From: Jonathan Wakely <cxx_at_[hidden]>
Date: Fri, 23 May 2025 08:30:42 +0100
On Fri, 23 May 2025, 06:27 Jan Schultke via Std-Proposals, <
std-proposals_at_[hidden]> wrote:

> I think it would be useful if you were able to std::format a char32_t to
> its character name. That is:
>
> char32_t c = U'\N{NO-BREAK SPACE}';
> std::string s = std::format("{?????}", c);
> // s is now "NO-BREAK SPACE"
>
> Software that deals with Unicode frequently has to print out its text
> input, possibly for the purpose of error messages, logging, and all sorts
> of things. When encountering a code point that is non-ASCII, there is a
> decent chance that it won't be displayed properly because the font is
> missing the necessary glyphs, or because the character has no visual
> representation (e.g. ZERO-WIDTH JOINER)
>
> To cover that eventuality, software often prints out the "U+NNNN"
> representation of code points, but this is very difficult for humans to
> comprehend, and unless you happen know the specific code point number (very
> few people do), you will have to look it up on the internet to comprehend
> what's going on. This is a waste of productivity.
>
> Therefore, I think the ability to print out code point names is something
> universally useful and a good fit for standardization.
>

It would add about 2MB to the on-disk and in-memory footprint of every C++
application, for something most programs will never use.

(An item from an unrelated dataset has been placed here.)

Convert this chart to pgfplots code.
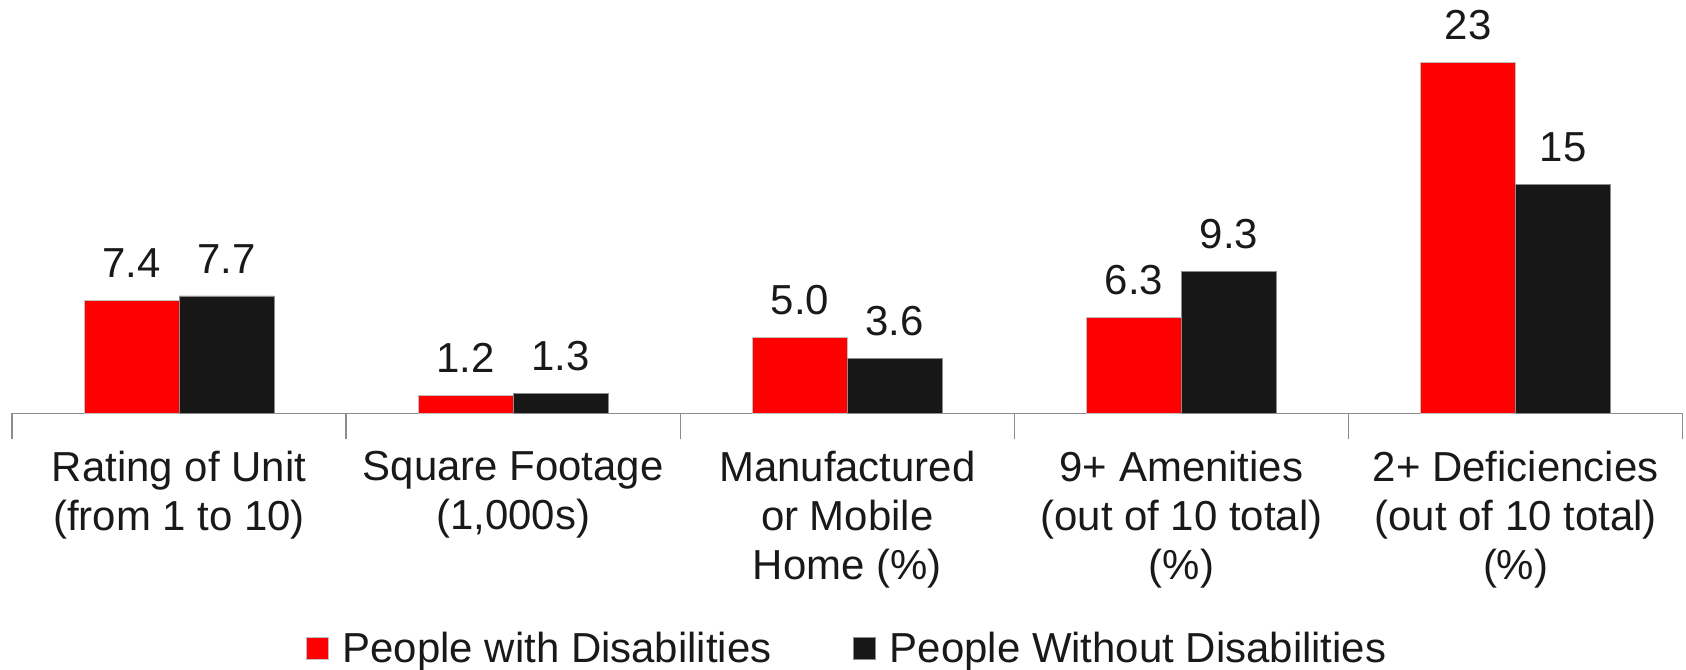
\documentclass[border=0pt]{standalone}
\usepackage{fontspec}
\setmainfont{Liberation Sans}
\usepackage{pgfplots}
\usepackage{pgfplotstable}
\pgfplotsset{compat=1.18}
\definecolor{barred}{HTML}{FF0000}
\definecolor{barblack}{HTML}{171717}
\definecolor{axgray}{HTML}{8C8C8C}
\pgfplotstableread{
x y lab
0 7.4 7.4
1 1.2 1.2
2 5.0 5.0
3 6.3 6.3
4 23 23
}\with
\pgfplotstableread{
x y lab
0 7.7 7.7
1 1.3 1.3
2 3.6 3.6
3 9.3 9.3
4 15 15
}\without
\begin{document}
\begin{tikzpicture}
\begin{axis}[
  scale only axis,
  width=1673pt, height=414pt,
  xmin=-0.5, xmax=4.5, ymin=0, ymax=27.1,
  ybar=0pt, bar width=95pt,
  axis x line*=bottom, axis y line=none,
  x axis line style={axgray, line width=1.5pt},
  xtick={0,1,2,3,4},
  major tick length=0pt,
  xticklabels={{Rating of Unit\\(from 1 to 10)},{Square Footage\\(1,000s)},{Manufactured\\or Mobile\\Home (\%)},{9+ Amenities\\(out of 10 total)\\(\%)},{2+ Deficiencies\\(out of 10 total)\\(\%)}},
  xticklabel style={align=center, font=\fontsize{42}{49}\selectfont, yshift=-34pt, text=black!90},
  extra x ticks={-0.5,0.5,1.5,2.5,3.5,4.5},
  extra x tick labels={},
  extra x tick style={major tick length=26pt, tick style={axgray, line width=1.5pt}},
  clip=false,
  point meta=explicit symbolic,
  nodes near coords,
  nodes near coords style={font=\fontsize{42}{49}\selectfont, text=black!90, yshift=19pt},
  legend style={at={(0.5,-0.568)}, anchor=center, draw=none, legend columns=2,
    font=\fontsize{42}{49}\selectfont, text=black!90,
    /tikz/every even column/.append style={column sep=80pt}},
  legend image code/.code={\fill[#1] (0pt,-11pt) rectangle (22pt,11pt); \path[draw=none,fill=none] (0pt,0pt) -- (34pt,0pt);},
]
\addplot[fill=barred, draw=black!25, line width=0.8pt] table[x=x, y=y, meta=lab] {\with};
\addplot[fill=barblack, draw=black!45, line width=0.8pt] table[x=x, y=y, meta=lab] {\without};
\legend{People with Disabilities, People Without Disabilities}
\end{axis}
\path ([xshift=-12pt]current axis.north west) rectangle ([xshift=1pt,yshift=-256pt]current axis.south east);
\end{tikzpicture}
\end{document}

The data file is publicly available, if your application needs to translate
U+NNNN to names then it can figure out how to do that as a post-processing
step. I don't think everybody needs this functionality.


> Is this feasible? I know very little about std::format, so I'm not sure
> if one could even retroactively add such a formatting option to char32_t.
> --
> Std-Proposals mailing list
> Std-Proposals_at_[hidden]
> https://lists.isocpp.org/mailman/listinfo.cgi/std-proposals
>

Received on 2025-05-23 07:31:05